Again, the whole anxiety aspect is generally difficult to explain, but the essence here must be the fact that I can relax much better when I feel convinced that the people I am around are enjoyable people... So yeah, that sounds like a pretty judgmental personality trait, which it is.
I wish I was much less judgmental when it comes to people, because in theory and in "the big picture" I believe in keeping as open a mind as possible. But again, when it comes to anxiety... What's rational or makes sense has no say at all.
And also, it must be mentioned, it is of course sometimes favorable to be judgmental. I mean, if you encounter a group of people wearing identity-hiding clothes in a dark alley, then it can be a good idea not to have too open a mind. Or if you're confronted by a large wild animal of which you don't know anything. Better to just assume that it's dangerous.
But yes, subconsciously I simply immediately convince myself that I need to fear people of whom I am unsure.
It's like my pessimism... Rationally and philosophically (if you can say that), ideally, I believe in optimism. I wish I could be as optimistic as I believe would be best. But I always act like the biggest pessimist. And I know it. Can't help it.
As always, it is the unknown, the uncertain, that gets me. So basically if I just knew everything for sure then everything would be fine. Then I would be able to relax, and not freak out. Not set my body's defenses on high alert every time I think of other people.
So yeah, totally realistic (and not at all boring, right?) scenario.

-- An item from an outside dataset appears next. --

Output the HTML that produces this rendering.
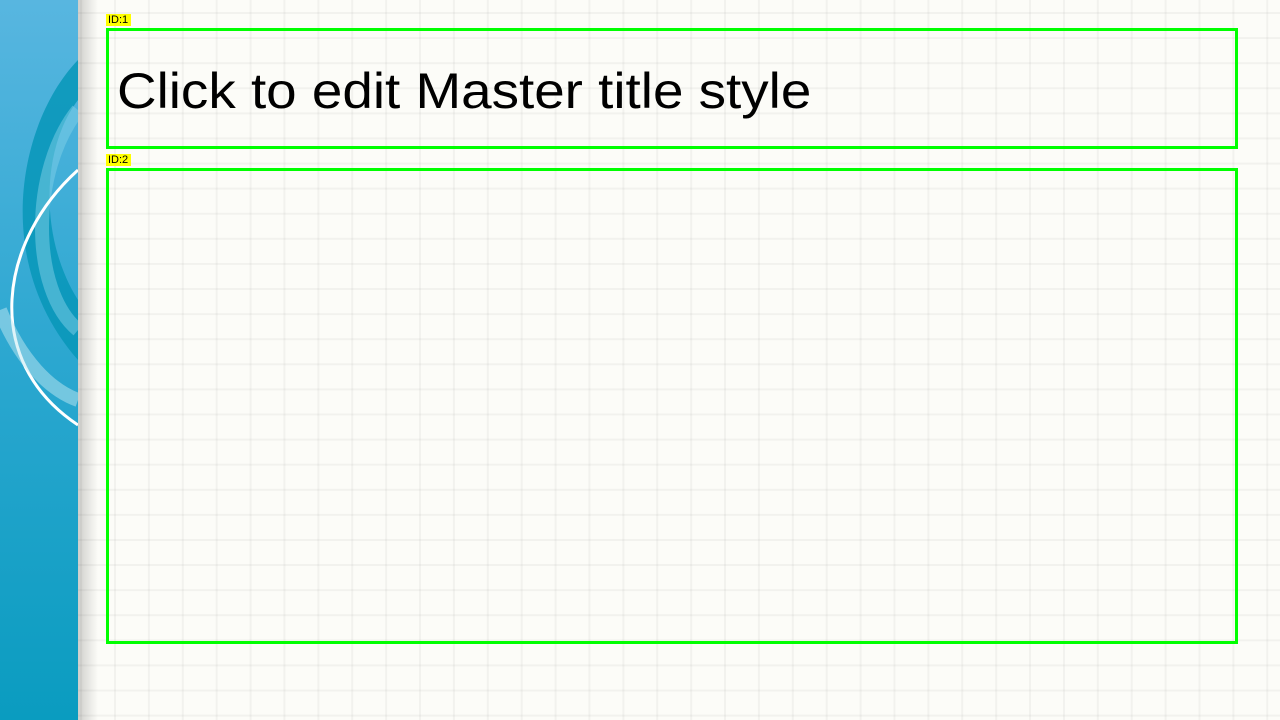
<!DOCTYPE html>
<html><head><meta charset="utf-8"><style>
html,body{margin:0;padding:0}
body{width:1280px;height:720px;position:relative;overflow:hidden;background:#fcfcf8;font-family:"Liberation Sans",sans-serif}
.grid{position:absolute;left:0;top:0;width:1280px;height:720px;
background-image:linear-gradient(to right,rgba(0,0,0,0.04) 2px,transparent 2px),linear-gradient(to bottom,rgba(0,0,0,0.04) 2px,transparent 2px);
background-size:33.9px 25.1px;background-position:114px 12px}
.shadow{position:absolute;left:78px;top:0;width:20px;height:720px;background:linear-gradient(to right,rgba(0,0,0,0.18),rgba(0,0,0,0))}
.panel{position:absolute;left:0;top:0;width:78px;height:720px;overflow:hidden;background:linear-gradient(to bottom,#58b6e0,#2ba7d0 50%,#0a9cc0)}
.box{position:absolute;border:3px solid #00ff00;box-sizing:border-box}
.lab{position:absolute;background:#ffff00;font-size:11px;line-height:12px;padding:0 3px 0 2px;color:#000}
</style></head><body>
<div class="grid"></div>
<div class="shadow"></div>
<div class="panel">
<svg width="78" height="720">
<path d="M78 60 C20 120 -10 260 78 360 L78 300 C40 240 40 150 78 100Z" fill="#0796b8" opacity="0.85"/>
<path d="M78 110 C30 170 30 290 78 330" stroke="#7fd0e8" stroke-width="14" fill="none" opacity="0.5"/>
<path d="M78 170 C0 240 -20 360 78 425" stroke="#ffffff" stroke-width="3" fill="none"/>
<path d="M0 310 C20 360 50 390 78 400" stroke="#bfe8f2" stroke-width="14" fill="none" opacity="0.5"/>
</svg>
</div>
<div class="lab" style="left:106px;top:14px">ID:1</div>
<div class="box" style="left:106px;top:28px;width:1132px;height:121px"></div>
<div style="position:absolute;left:117px;top:62px;font-size:50px;line-height:58px;color:#000;transform:scaleX(1.096);transform-origin:0 0;white-space:nowrap">Click to edit Master title style</div>
<div class="lab" style="left:106px;top:154px">ID:2</div>
<div class="box" style="left:106px;top:168px;width:1132px;height:476px"></div>
</body></html>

This is probably also one of the reasons why I am better at meeting friends online. I can get an idea of who people are before I actually have to meet them, and assure myself that I could enjoy being around these people. Even if it would turn out to be wrong, it would still have helped me.

Thank you, internet.

Also, no. I don't know from where these thought patterns originate.
And lastly, I will add an Ask Me Anything page to this blog, where you can, well, ask me anything, and I can answer in a blog post. And you are also always welcome to ask questions in the comments of each blog post, if there is some of my nonsense you don't quite get.

Welcome to 2012!



Awesome thing of last year: LeakyCon badge <3



4 comments:

  1. I know exactly what you mean and I think that's fairly common; for instance, I don't feel as comfortable around most people I work with, until I learn that maybe they really love harry potter or doctor who. and even then, there's still this "...but you don't really get me and i don't really get you..." feeling. it was the same usually with people in classes with me- because i never trusted or felt that they cared or were there to learn to the same extent i was, and i didn't like how much they would judge classes or teachers unfairly.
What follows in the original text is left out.